Hey, Brooklyn Heights, we’re being dramatized again. A new play by acclaimed and well-traveled scriptwriter Martin Casella, “The Irish Curse,” opened July 7 at the Odyssey Theatre in Los Angeles, and is set in our humble hood.
The dramedy revolves around a group of Irish-American men who meet weekly in a Catholic church basement in Brooklyn Heights as part of a self-help group for guys who believe they are cursed because they possess… small winkies. The alleged Irish trait, they believe, has ruined their lives, and therein lies the theme: “a revealing portrait of how men and society define masculinity, male identity and the relationships” men face in their daily lives.
Directed by Andrew Barnicle, “The Irish Curse” is praised for its “spunky, fiery humor, a crafty analysis of contemporary relationships, both straight and gay, and an unexpected keen exploration of how the issue affects our political and cultural world,” according to Broadway World. It’s “a funny and stimulating evening of theater, especially for men with problems of insecurity and the women who love them in spite of it.”
The play premiered at the New York International Fringe Festival with a sold-out run in 2005, winning the Overall Excellence Award for Outstanding Playwriting. It was also staged at the 2006 Edinburgh Fringe Festival.
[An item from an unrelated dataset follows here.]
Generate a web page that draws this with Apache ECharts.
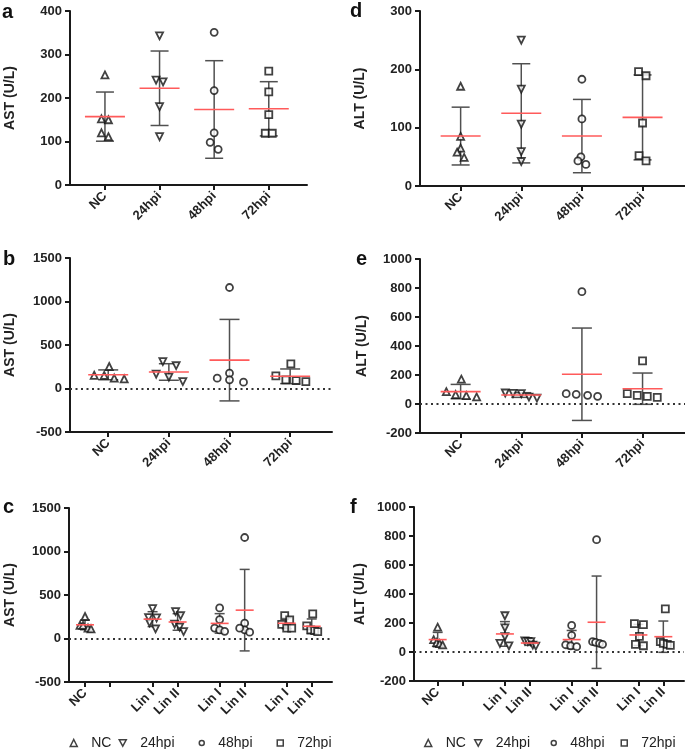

Here’s more from the Broadway World review:
Set in Brooklyn Heights, N.Y., three weekly regulars join Father Kevin Shaunessy (Joe Pacheco): Joseph Flaherty (Scott Conte), a lawyer, Rick Baldwin (Austin Hebert), a student in sports medicine and Stephen Fitzgerald (Shaun O’Hagan), a gay cop. Father Kevin brings in newcomer Kieran Riley (Patrick Quinlan), a roofer recently transplanted from Ireland.
It’s a weekly discussion group for all, who have small penises. As part of the issue, there’s the factor of loneliness that automatically plays into their lives. Joseph, for example, was happily married with two little girls, until his wife and he grew further apart; Stephen has anonymous sex only and refuses to have a relationship with anyone. Rick is so embarrassed he wears a sock in his crotch. Even quiet Father Kevin opens up for the first time at this meeting, due to Kieran’s insistence that everyone airs their feelings in an effort to help him face a marriage that terrifies him. He truly loves his fiance but cannot tolerate the thought of her rejecting him.
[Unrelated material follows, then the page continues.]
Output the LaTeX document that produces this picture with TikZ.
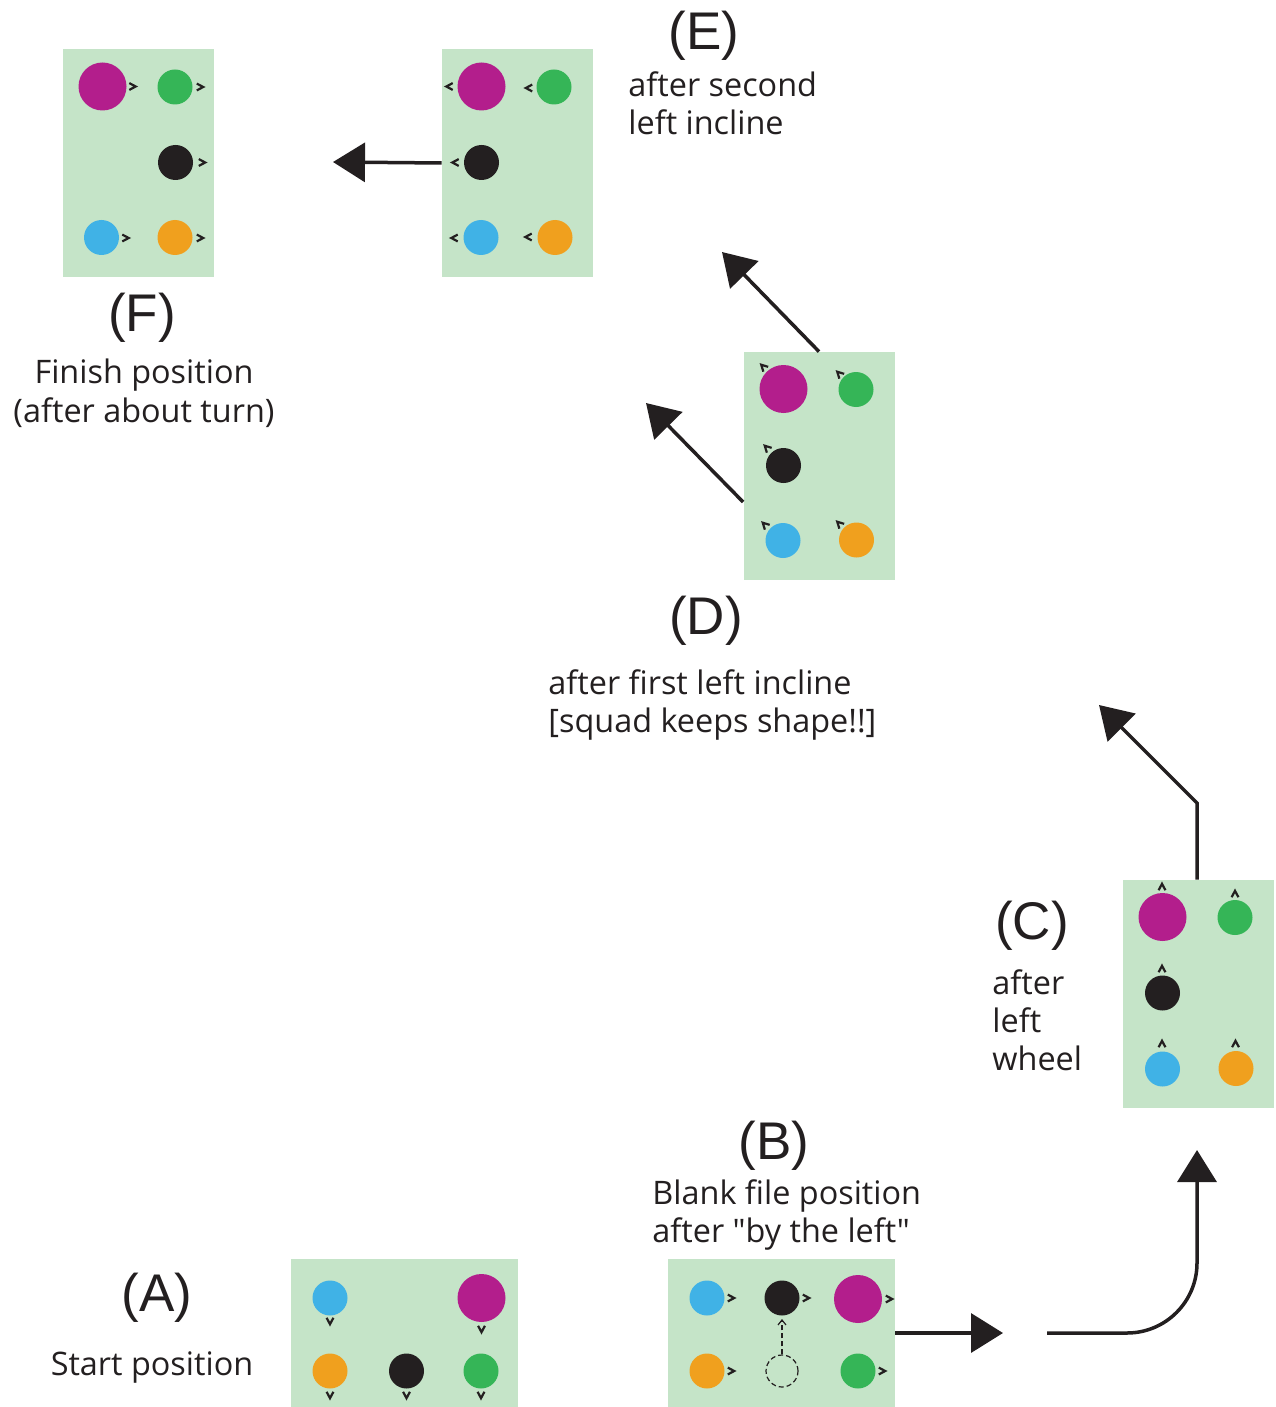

The funniest moments present themselves when the men must face macho habits honestly, like why men carry guns or why they wage war. It is not hatred, but the unmitigated fear that others may have bigger endowments than they do. It’s one hilarious pouring forth of male insecurity: funny but simultaneously sad and unproductive. Where do thoughts of warmth and love figure into the big picture? Casella does not disappoint.
This is hardly a picnic; it’s not “Puppetry of the Penis,” but a therapeutic, healing play in which honesty is at the core. And with honesty, anger and frustration come pouring out. Andrew Barnicle has directed the five men with great understanding, clarity and with a strong emphasis on heart. Thomas A. Walsh’s scenic design of the parish’s basement meeting hall is amazingly true to life.